La mesure régionale consiste par conséquent en un remboursement a posteriori d’une partie des frais engagés par les bénéficiaires des billets "deuil" mis en place par les compagnies aériennes pratiquant ce dispositif, à savoir Corsair, Air France, Air Caraïbes et Air Austral.

Pour pouvoir prétendre à l’aide régionale, le quotient familial du demandeur doit être inférieur à 13 752 € pour un couple ou une famille, et à 20 161 € pour une personne seule sans enfants à charge.

Les bénéficiaires des billets "deuil" se verront rembourser une somme forfaitaire différente en fonction de leur destination, à savoir :
- Antilles, Saint-Martin, Saint-Barthélémy : 250 €
- Guyane : 300 € – La Réunion : 350 €
- Autres destinations : 350 €

2) L’expérience de la Région Guadeloupe en matière de continuité territoriale inversée

La Région Guadeloupe, soucieuse de permettre à tous les Guadeloupéens de se déplacer vers l’Hexagone, a mis en place l’aide régionale à la mobilité.
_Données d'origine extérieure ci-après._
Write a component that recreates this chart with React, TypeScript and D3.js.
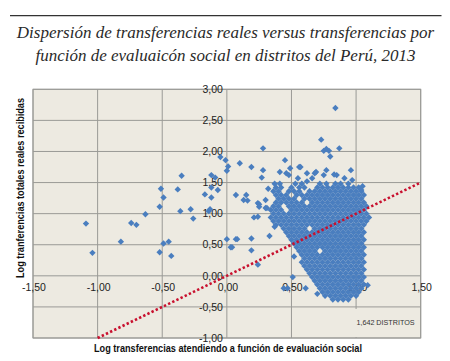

La Région attribue une aide de cent soixante-dix euros (170 €), quelle que soit la catégorie.

L’Aide Régionale à la Mobilité ne peut être attribuée qu’une fois par année civile et ne peut être reconduite que tous les trois ans révolus.

Le certificat d’aide régionale à la mobilité n’est pas un chèque, mais un document administratif établi par la Région Guadeloupe, permettant de payer une partie d’un billet d’avion aller/retour Guadeloupe/France hexagonale. Les aides seront allouées dans la limite des crédits disponibles au budget régional et sont réservées aux résidents dont le quotient familial est inférieur ou égal à 1 200 €.
 
Méziane Benarab
 
(1) En effet, l’art. 47 de la loi EROM (devenu art. L. 1803-4 du Code des transports) précise : "L’aide destinée à financer une partie des titres de transport des personnes résidant dans l’une des collectivités mentionnées à l’art. L. 1803-2 entre leur collectivité de résidence et le territoire métropolitain est appelée "aide à la continuité territoriale".
(2) Art. 743 du Code civil : "En ligne directe, on compte autant de degrés qu’il y a de générations entre les personnes : ainsi, l’enfant est, à l’égard du père et de la mère, au premier degré, le petit-fils ou la petite-fille au second ; et réciproquement du père et de la mère à l’égard de l’enfant et des aïeuls à l’égard du petit-fils ou de la petite-fille ; ainsi de suite. En ligne collatérale, les degrés se comptent par génération, depuis l’un des parents jusques et non compris l’auteur commun, et depuis celui-ci jusqu’à l’autre parent. Ainsi, les frères et sœurs sont au deuxième degré ; l’oncle ou la tante et le neveu ou la nièce sont au troisième degré ; les cousins germains et cousines germaines au quatrième ; ainsi de suite.